OT: Western Wind 1993
Elizabeth ist elfeinhalb Jahre alt und hat eben einen kleinen Bruder bekommen. Das paßt ihr überhaupt nicht, der eigentliche Schlag aber kommt, als sie erfährt, daß sie in den Sommerferien nicht, wie geplant, mit ihrer besten Freundin eine Radtour machen darf, sondern Ferienwochen bei ihrer Großmutter auf einer abgelegenen Insel an der Küste von Maine verbringen soll. Großmutter ist ein Kapitel für sich. Sie ist Malerin und hat nicht nur künstlerisch ihren eigenen Kopf. Wenn die Familie die Ferien zusammen verbringt, gibt es eigentlich immer Streit. Großmutters Blick aufs Leben nervt. Das zeigt sich schon darin, daß sie in letzter Zeit ihre Sommermonate in einer Hütte ohne Strom und fließend Wasser verbringt. Elizabeth ist entsetzt und sauer. Das ist nicht nur wie Gefängnis, das ist Gefängnis unter härtesten Bedingungen!
Pring, die kleine Felseninsel im eiskalten Meer, zeigt allerdings bald einen Reiz eigener Art, ebenso die Hütte, die eigentlich ein einziges Atelier mit Wohngelegenheit ist. In der Abgeschiedenheit ist Elizabeth auf ihre Großmutter angewiesen. Zuerst widerwillig, dann immer neugieriger lauscht sie ihren Geschichten und den Gedichten, die sie rezitiert. Abwechslung gibt es auf Pring wenig. Eine Familie mit zwei Kindern wohnt auch noch dort, aber die Tochter, nur ein wenig älter als Elizabeth, macht aus ihrer Abneigung gegen sie keinen Hehl und ihr kleiner Bruder, Aaron, ist ein Kind, das auch mit ‚verhaltensauffällig’ nur unzureichend beschrieben werden kann. Dennoch gelingt Elizabeth und dem kleinen Aaron eine Art Annäherung und unmerklich auch Elizabeth und ihrer Großmutter.

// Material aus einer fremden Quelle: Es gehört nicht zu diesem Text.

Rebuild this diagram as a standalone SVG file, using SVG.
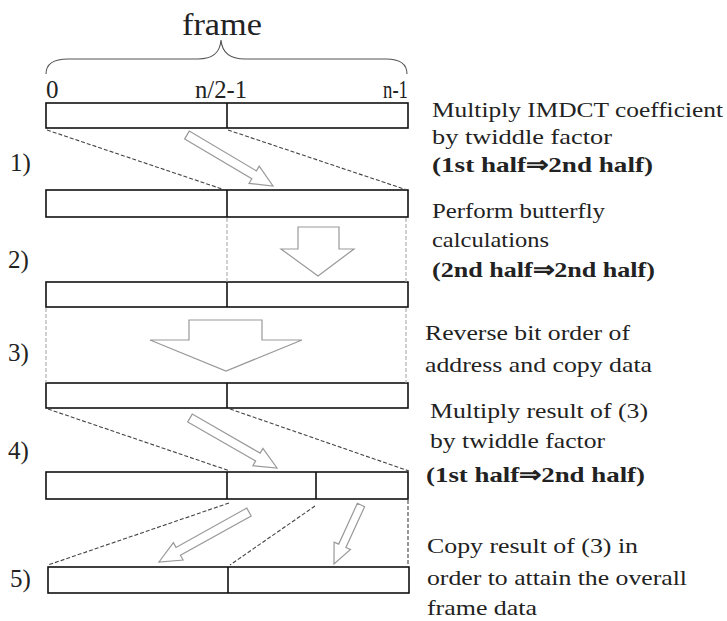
<svg xmlns="http://www.w3.org/2000/svg" width="727" height="621" viewBox="0 0 727 621">
<style>
text{font-family:"Liberation Serif",Tinos,serif;fill:#222;}
.lbl{font-size:25px;}
.desc{font-size:22px;}
.b{font-weight:bold;}
.bar{fill:#fff;stroke:#111;stroke-width:1.6;}
.div{stroke:#111;stroke-width:1.6;}
.dash{stroke:#444;stroke-width:1.1;stroke-dasharray:4 2;fill:none;}
.ldash{stroke:#aaa;stroke-width:1.1;stroke-dasharray:4 2;fill:none;}
.harrow{fill:#fff;stroke:#999;stroke-width:1.2;stroke-linejoin:miter;}
</style>
<rect width="727" height="621" fill="#fff"/>

<g id="frame-label">
<text x="182" y="35" style="font-size:32px" textLength="80" lengthAdjust="spacingAndGlyphs">frame</text>
<path d="M46,74 C46,63 54,59 68,59 L198,59 C214,59 220,52 221,40 C222,52 229,59 245,59 L386,59 C399,59 407,63 407,74" fill="none" stroke="#555" stroke-width="1.1"/>
<text class="lbl" x="46" y="98">0</text>
<text class="lbl" x="195" y="98" textLength="52" lengthAdjust="spacingAndGlyphs">n/2-1</text>
<text class="lbl" x="383" y="98" textLength="25" lengthAdjust="spacingAndGlyphs">n-1</text>
</g>

<g id="step-labels">
<text class="lbl" x="10" y="171">1)</text>
<text class="lbl" x="8" y="268">2)</text>
<text class="lbl" x="8" y="361">3)</text>
<text class="lbl" x="8" y="459">4)</text>
<text class="lbl" x="10" y="587">5)</text>
</g>

<g id="bar0"><rect class="bar" x="46" y="103" width="362" height="25"/><line class="div" x1="227" y1="103" x2="227" y2="128"/></g>
<g id="bar1"><rect class="bar" x="46" y="190" width="362" height="27"/><line class="div" x1="227" y1="190" x2="227" y2="217"/></g>
<g id="bar2"><rect class="bar" x="46" y="282" width="362" height="25"/><line class="div" x1="227" y1="282" x2="227" y2="307"/></g>
<g id="bar3"><rect class="bar" x="46" y="383" width="362" height="25"/><line class="div" x1="227" y1="383" x2="227" y2="408"/></g>
<g id="bar4"><rect class="bar" x="46" y="472" width="362" height="27"/><line class="div" x1="227" y1="472" x2="227" y2="499"/><line class="div" x1="316" y1="472" x2="316" y2="499"/></g>
<g id="bar5"><rect class="bar" x="48" y="567" width="361" height="26"/><line class="div" x1="228" y1="567" x2="228" y2="593"/></g>

<g id="connectors">
<line class="dash" x1="47" y1="130" x2="222" y2="189"/>
<line class="dash" x1="228" y1="130" x2="407" y2="190"/>
<polygon class="harrow" points="184.7,138.9 251.8,178.7 249,183.4 273,186 259.2,166.2 256.4,170.9 189.3,131.1"/>

<line class="ldash" x1="227" y1="218" x2="227" y2="282"/>
<line class="ldash" x1="406" y1="218" x2="406" y2="282"/>
<polygon class="harrow" points="298,227 339,227 339,249 354,249 318,276 281,249 298,249"/>

<line class="ldash" x1="46" y1="308" x2="46" y2="383"/>
<line class="ldash" x1="406" y1="308" x2="406" y2="383"/>
<polygon class="harrow" points="189,320 262,320 262,340 302,340 226,371 150,340 189,340"/>

<line class="dash" x1="48" y1="409" x2="230" y2="471"/>
<line class="dash" x1="230" y1="409" x2="409" y2="471"/>
<polygon class="harrow" points="187.75,421.9 255.65,460.9 252.9,465.67 277,468 262.9,448.33 260.15,453.1 192.25,414.1"/>

<line class="dash" x1="229" y1="503" x2="48" y2="565"/>
<line class="dash" x1="315" y1="506" x2="230" y2="565"/>
<line class="dash" x1="408" y1="500" x2="408" y2="567"/>
<polygon class="harrow" points="246.8,508.1 176,547.4 173.4,542.6 159,562 183.1,560 180.4,555.2 251.2,515.9"/>
<polygon class="harrow" points="357.4,503.3 338.7,544.1 334.1,542.1 334,564 350.5,549.5 345.9,547.5 364.6,506.7"/>
</g>

<g id="desc1">
<text class="desc" x="432" y="117" textLength="291" lengthAdjust="spacingAndGlyphs">Multiply IMDCT coefficient</text>
<text class="desc" x="432" y="144" textLength="180" lengthAdjust="spacingAndGlyphs">by twiddle factor</text>
<text class="desc b" x="432" y="172" textLength="221" lengthAdjust="spacingAndGlyphs">(1st half⇒2nd half)</text>
</g>
<g id="desc2">
<text class="desc" x="432" y="218" textLength="173" lengthAdjust="spacingAndGlyphs">Perform butterfly</text>
<text class="desc" x="432" y="247" textLength="117" lengthAdjust="spacingAndGlyphs">calculations</text>
<text class="desc b" x="432" y="277" textLength="223" lengthAdjust="spacingAndGlyphs">(2nd half⇒2nd half)</text>
</g>
<g id="desc3">
<text class="desc" x="425" y="340" textLength="205" lengthAdjust="spacingAndGlyphs">Reverse bit order of</text>
<text class="desc" x="425" y="372" textLength="227" lengthAdjust="spacingAndGlyphs">address and copy data</text>
</g>
<g id="desc4">
<text class="desc" x="430" y="418" textLength="218" lengthAdjust="spacingAndGlyphs">Multiply result of (3)</text>
<text class="desc" x="430" y="448" textLength="175" lengthAdjust="spacingAndGlyphs">by twiddle factor</text>
<text class="desc b" x="426" y="482" textLength="219" lengthAdjust="spacingAndGlyphs">(1st half⇒2nd half)</text>
</g>
<g id="desc5">
<text class="desc" x="427" y="553" textLength="211" lengthAdjust="spacingAndGlyphs">Copy result of (3) in</text>
<text class="desc" x="427" y="585" textLength="260" lengthAdjust="spacingAndGlyphs">order to attain the overall</text>
<text class="desc" x="427" y="615" textLength="110" lengthAdjust="spacingAndGlyphs">frame data</text>
</g>
</svg>
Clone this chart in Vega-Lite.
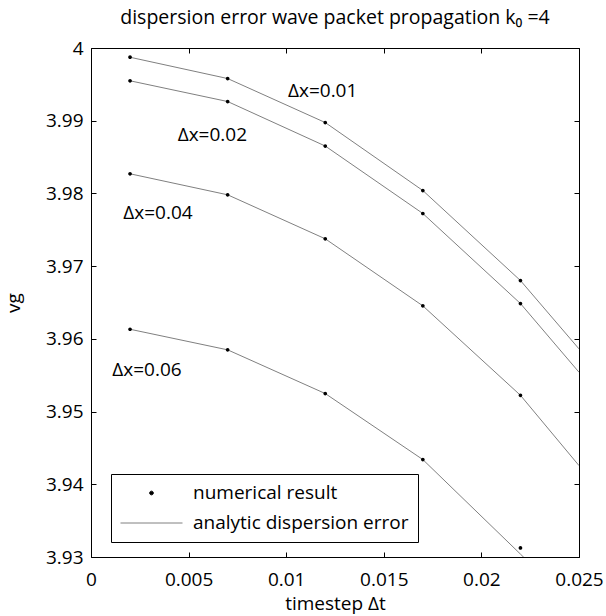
{
  "$schema": "https://vega.github.io/schema/vega-lite/v6.json",
  "width": 488,
  "height": 509,
  "autosize": {"type": "none"},
  "padding": {"left": 91, "top": 48, "right": 27, "bottom": 59},
  "background": "white",
  "title": {"text": "dispersion error wave packet propagation k₀ =4", "font": "Open Sans", "fontSize": 19.5, "fontWeight": "normal", "color": "black", "offset": 11},
  "config": {
    "view": {"stroke": null},
    "axis": {
      "domainColor": "black", "domainWidth": 1, "tickColor": "black", "tickSize": -5, "tickWidth": 1,
      "labelFont": "Open Sans", "labelFontSize": 19, "labelColor": "black",
      "titleFont": "Open Sans", "titleFontSize": 19, "titleFontWeight": "normal", "titleColor": "black",
      "grid": false
    }
  },
  "datasets": {
    "analytic": [
      {"dx": "0.01", "dt": 0.002, "vg": 3.99873}, {"dx": "0.01", "dt": 0.007, "vg": 3.9958}, {"dx": "0.01", "dt": 0.012, "vg": 3.98975}, {"dx": "0.01", "dt": 0.017, "vg": 3.9804}, {"dx": "0.01", "dt": 0.022, "vg": 3.96802}, {"dx": "0.01", "dt": 0.025, "vg": 3.95862},
      {"dx": "0.02", "dt": 0.002, "vg": 3.99549}, {"dx": "0.02", "dt": 0.007, "vg": 3.99264}, {"dx": "0.02", "dt": 0.012, "vg": 3.98652}, {"dx": "0.02", "dt": 0.017, "vg": 3.97724}, {"dx": "0.02", "dt": 0.022, "vg": 3.96486}, {"dx": "0.02", "dt": 0.025, "vg": 3.95541},
      {"dx": "0.04", "dt": 0.002, "vg": 3.9827}, {"dx": "0.04", "dt": 0.007, "vg": 3.97981}, {"dx": "0.04", "dt": 0.012, "vg": 3.97376}, {"dx": "0.04", "dt": 0.017, "vg": 3.96454}, {"dx": "0.04", "dt": 0.022, "vg": 3.95224}, {"dx": "0.04", "dt": 0.025, "vg": 3.94257},
      {"dx": "0.06", "dt": 0.002, "vg": 3.96132}, {"dx": "0.06", "dt": 0.007, "vg": 3.95849}, {"dx": "0.06", "dt": 0.012, "vg": 3.95248}, {"dx": "0.06", "dt": 0.017, "vg": 3.9434}, {"dx": "0.06", "dt": 0.022, "vg": 3.9304}, {"dx": "0.06", "dt": 0.025, "vg": 3.9225}
    ],
    "numerical": [
      {"kind": "numerical result", "dx": "0.01", "dt": 0.002, "vg": 3.99873}, {"kind": "numerical result", "dx": "0.01", "dt": 0.007, "vg": 3.9958}, {"kind": "numerical result", "dx": "0.01", "dt": 0.012, "vg": 3.98975}, {"kind": "numerical result", "dx": "0.01", "dt": 0.017, "vg": 3.9804}, {"kind": "numerical result", "dx": "0.01", "dt": 0.022, "vg": 3.96802},
      {"kind": "numerical result", "dx": "0.02", "dt": 0.002, "vg": 3.99549}, {"kind": "numerical result", "dx": "0.02", "dt": 0.007, "vg": 3.99264}, {"kind": "numerical result", "dx": "0.02", "dt": 0.012, "vg": 3.98652}, {"kind": "numerical result", "dx": "0.02", "dt": 0.017, "vg": 3.97724}, {"kind": "numerical result", "dx": "0.02", "dt": 0.022, "vg": 3.96486},
      {"kind": "numerical result", "dx": "0.04", "dt": 0.002, "vg": 3.9827}, {"kind": "numerical result", "dx": "0.04", "dt": 0.007, "vg": 3.97981}, {"kind": "numerical result", "dx": "0.04", "dt": 0.012, "vg": 3.97376}, {"kind": "numerical result", "dx": "0.04", "dt": 0.017, "vg": 3.96454}, {"kind": "numerical result", "dx": "0.04", "dt": 0.022, "vg": 3.95224},
      {"kind": "numerical result", "dx": "0.06", "dt": 0.002, "vg": 3.96132}, {"kind": "numerical result", "dx": "0.06", "dt": 0.007, "vg": 3.95849}, {"kind": "numerical result", "dx": "0.06", "dt": 0.012, "vg": 3.95248}, {"kind": "numerical result", "dx": "0.06", "dt": 0.017, "vg": 3.9434}, {"kind": "numerical result", "dx": "0.06", "dt": 0.022, "vg": 3.93125}
    ],
    "labels": [
      {"text": "Δx=0.01", "dt": 0.01009, "vg": 3.99402},
      {"text": "Δx=0.02", "dt": 0.00444, "vg": 3.988},
      {"text": "Δx=0.04", "dt": 0.00165, "vg": 3.97733},
      {"text": "Δx=0.06", "dt": 0.00109, "vg": 3.95578}
    ]
  },
  "layer": [
    {
      "data": {"name": "analytic"},
      "mark": {"type": "line", "color": "#808080", "strokeWidth": 1, "clip": true},
      "encoding": {
        "x": {"field": "dt", "type": "quantitative", "scale": {"domain": [0, 0.025], "nice": false, "zero": false},
              "axis": {"orient": "bottom", "values": [0, 0.005, 0.01, 0.015, 0.02, 0.025], "labelExpr": "'' + datum.value", "labelPadding": 18, "title": "timestep Δt", "titlePadding": 5, "labelFlush": false}},
        "y": {"field": "vg", "type": "quantitative", "scale": {"domain": [3.93, 4], "nice": false, "zero": false},
              "axis": {"orient": "left", "values": [3.93, 3.94, 3.95, 3.96, 3.97, 3.98, 3.99, 4], "labelExpr": "'' + datum.value", "labelPadding": 13, "title": "vg", "titlePadding": 22, "labelFlush": false}},
        "detail": {"field": "dx"}
      }
    },
    {
      "data": {"name": "numerical"},
      "mark": {"type": "point", "filled": true, "size": 3844, "opacity": 1},
      "encoding": {
        "x": {"field": "dt", "type": "quantitative", "axis": null},
        "y": {"field": "vg", "type": "quantitative", "axis": null},
        "color": {"field": "kind", "type": "nominal",
          "scale": {"domain": ["numerical result", "analytic dispersion error"], "range": ["black", "#808080"]},
          "legend": {"orient": "none", "legendX": 20, "legendY": 426, "title": null, "symbolSize": 3844, "clipHeight": 20, "rowPadding": 10, "labelOffset": 10, "labelLimit": 500, "labelFont": "Open Sans", "labelFontSize": 19, "labelColor": "black", "strokeColor": "black", "fillColor": "white", "padding": 9, "symbolStrokeWidth": 1, "symbolOpacity": 1,
            "encode": {"symbols": {"update": {"stroke": {"scale": "color", "field": "value"}}}}}},
        "shape": {"field": "kind", "type": "nominal",
          "scale": {"domain": ["numerical result", "analytic dispersion error"], "range": ["M0,-0.06A0.06,0.06,0,1,1,0,0.06A0.06,0.06,0,1,1,0,-0.06Z", "M-1,0H1"]},
          "legend": {"orient": "none", "legendX": 20, "legendY": 426, "title": null, "symbolSize": 3844, "clipHeight": 20, "rowPadding": 10, "labelOffset": 10, "labelLimit": 500, "labelFont": "Open Sans", "labelFontSize": 19, "labelColor": "black", "strokeColor": "black", "fillColor": "white", "padding": 9, "symbolStrokeWidth": 1, "symbolOpacity": 1,
            "encode": {"symbols": {"update": {"stroke": {"scale": "color", "field": "value"}}}}}}
      }
    },
    {
      "data": {"name": "labels"},
      "mark": {"type": "text", "align": "left", "baseline": "middle", "font": "Open Sans", "fontSize": 19, "color": "black"},
      "encoding": {
        "x": {"field": "dt", "type": "quantitative", "axis": null},
        "y": {"field": "vg", "type": "quantitative", "axis": null},
        "text": {"field": "text"}
      }
    },
    {
      "data": {"name": "labels"},
      "mark": {"type": "point", "opacity": 0},
      "encoding": {
        "x": {"field": "dt", "type": "quantitative", "axis": {"orient": "top", "values": [0, 0.005, 0.01, 0.015, 0.02, 0.025], "labels": false, "title": null}},
        "y": {"field": "vg", "type": "quantitative", "axis": {"orient": "right", "values": [3.93, 3.94, 3.95, 3.96, 3.97, 3.98, 3.99, 4], "labels": false, "title": null}}
      }
    }
  ],
  "resolve": {"axis": {"x": "independent", "y": "independent"}}
}
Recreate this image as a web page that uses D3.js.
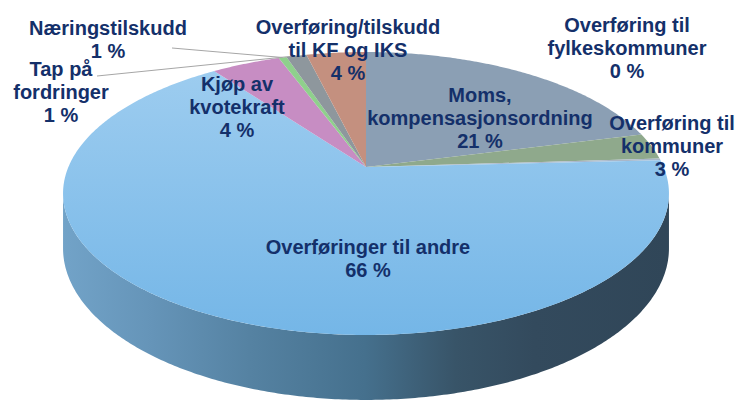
<!DOCTYPE html>
<html>
<head>
<meta charset="utf-8">
<script src="https://cdn.jsdelivr.net/npm/d3@7"></script>
<style>
  body { margin: 0; background: #fff; }
  text { font-family: "Liberation Sans", Arial, sans-serif; font-weight: bold; }
</style>
</head>
<body>
<div id="chart"></div>
<script>
// data, in pie order (clockwise from 12 o'clock); shares in percent, labels show them rounded
const categories = ["Moms, kompensasjonsordning", "Overføring til kommuner", "Overføring til fylkeskommuner",
  "Overføringer til andre", "Kjøp av kvotekraft", "Næringstilskudd", "Tap på fordringer",
  "Overføring/tilskudd til KF og IKS"];
const values = [21.0, 3.0, 0.2, 65.8, 4.4, 0.5, 1.3, 3.8];
const labelLines = [["Moms,", "kompensasjonsordning"], ["Overføring til", "kommuner"], ["Overføring til", "fylkeskommuner"],
  ["Overføringer til andre"], ["Kjøp av", "kvotekraft"], ["Næringstilskudd"], ["Tap på", "fordringer"],
  ["Overføring/tilskudd", "til KF og IKS"]];

// layout
const width = 738, height = 403;
const colors = ["#8b9fb4", "#8fa98c", "#a9b7c9", "url(#topBlue)", "#c78dc3", "#8fd08c", "#8e979d", "#c4907f"];
const labelAt = [[480, 102], [672, 130], [627, 32], [368, 254], [237, 91], [108, 35], [61, 76], [348, 34]];
const leaderFrom = {5: [172, 48], 6: [97, 76]};
const lineGap = 23;

// perspective projection of the pie disc
const cx = 366, cy = 167, A = 297.6, B = 136.5, k = 0.1873, T = 52.8;
function proj(a, r, h) {
  let x = r * Math.sin(a), z = r * Math.cos(a), w = 1 + k * z;
  return [cx + A * x / w, cy + (-B * z + h * T) / w];
}
function arcPts(a0, a1, h) {
  let n = Math.max(2, Math.ceil(Math.abs(a1 - a0) / 0.01));
  return d3.range(n + 1).map(i => proj(a0 + (a1 - a0) * i / n, 1, h));
}

let svg = d3.select("#chart").append("svg")
    .attr("width", width)
    .attr("height", height);

let defs = svg.append("defs");
let gTop = defs.append("linearGradient").attr("id", "topBlue")
    .attr("gradientUnits", "userSpaceOnUse")
    .attr("x1", 0).attr("y1", 52).attr("x2", 0).attr("y2", 337);
gTop.append("stop").attr("offset", 0).attr("stop-color", "#a0cef0");
gTop.append("stop").attr("offset", 1).attr("stop-color", "#74b6e7");

let gSide = defs.append("linearGradient").attr("id", "sideBlue")
    .attr("gradientUnits", "userSpaceOnUse")
    .attr("x1", 62).attr("y1", 0).attr("x2", 668).attr("y2", 0);
[[0, "#72a3c8"], [0.15, "#6594b8"], [0.31, "#5582a2"], [0.5, "#45708d"], [0.65, "#385468"], [0.78, "#334a5d"], [1, "#304658"]]
  .forEach(s => gSide.append("stop").attr("offset", s[0]).attr("stop-color", s[1]));

let pie = d3.pie().sort(null).startAngle(0).endAngle(2 * Math.PI);
let arcs = pie(values);
let line = d3.line();

// side wall (front half only)
let aR = Math.acos(-k), aL = 2 * Math.PI - aR;
arcs.forEach(d => {
  let s = Math.max(d.startAngle, aR), e = Math.min(d.endAngle, aL);
  if (e <= s) return;
  let pts = arcPts(s, e, 0).concat(arcPts(e, s, 1));
  svg.append("path")
      .attr("d", line(pts) + "Z")
      .attr("fill", "url(#sideBlue)");
});

// top faces
arcs.forEach((d, i) => {
  if (d.endAngle - d.startAngle <= 0) return;
  let pts = [[cx, cy]].concat(arcPts(d.startAngle, d.endAngle, 0));
  svg.append("path")
      .attr("d", line(pts) + "Z")
      .attr("fill", colors[i]);
});

// leader lines
arcs.forEach((d, i) => {
  if (!leaderFrom[i]) return;
  let end = proj((d.startAngle + d.endAngle) / 2, 1, 0);
  svg.append("line")
      .attr("x1", leaderFrom[i][0]).attr("y1", leaderFrom[i][1])
      .attr("x2", end[0]).attr("y2", end[1])
      .attr("stroke", "#a6a6a6").attr("stroke-width", 1);
});

// labels
categories.forEach((c, i) => {
  let lines = labelLines[i].concat([Math.round(values[i]) + " %"]);
  let t = svg.append("text")
      .attr("x", labelAt[i][0]).attr("y", labelAt[i][1])
      .attr("text-anchor", "middle")
      .attr("font-size", 20)
      .attr("fill", "#14306a");
  lines.forEach((l, j) => {
    t.append("tspan").attr("x", labelAt[i][0]).attr("y", labelAt[i][1] + j * lineGap).text(l);
  });
});
</script>
</body>
</html>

Die Ferien vergehen und einige Zeit später stellt sich heraus, daß Großmutter einen besonderen Grund hatte, die Sommerwochen mit ihrer Enkelin zuzubringen. Der Grund kommt auch für die Leserinnen und Leser überraschend, so, wie das meiste in dieser Geschichte überrascht. Es ist weder eine Feriengeschichte, noch eine warme Familiengeschichte. Das Ganze ist, sprachlich und denkerisch wunderbar verpackt, eine Studie über innerfamiliären Egoismus und die Wunden, die er über Generationen hinweg schlägt. Elizabeths Großmutter versucht gutzumachen, was sie noch gutmachen kann. Es ist eine Lektion, die die sehr junge Protagonistin und wahrscheinlich auch die LeserInnenschaft allzu leicht überfordern kann. Wenn man nicht auf Überraschungen gefaßt ist.
Gefällt dir nur, was du auf den ersten Blick erkennen kannst?’ fragt die Großmutter Elizabeth einmal. Das Interessante an diesem anspruchsvollen kleinen Roman für Kinder ist, daß auch die Erwachsenen, einschließlich der Großmutter, immer wieder aufs neue ihre Lehre aus diesem Satz ziehen müssen.
Nicht ganz einfache Lektüre, aber unbedingt eine Entdeckung wert.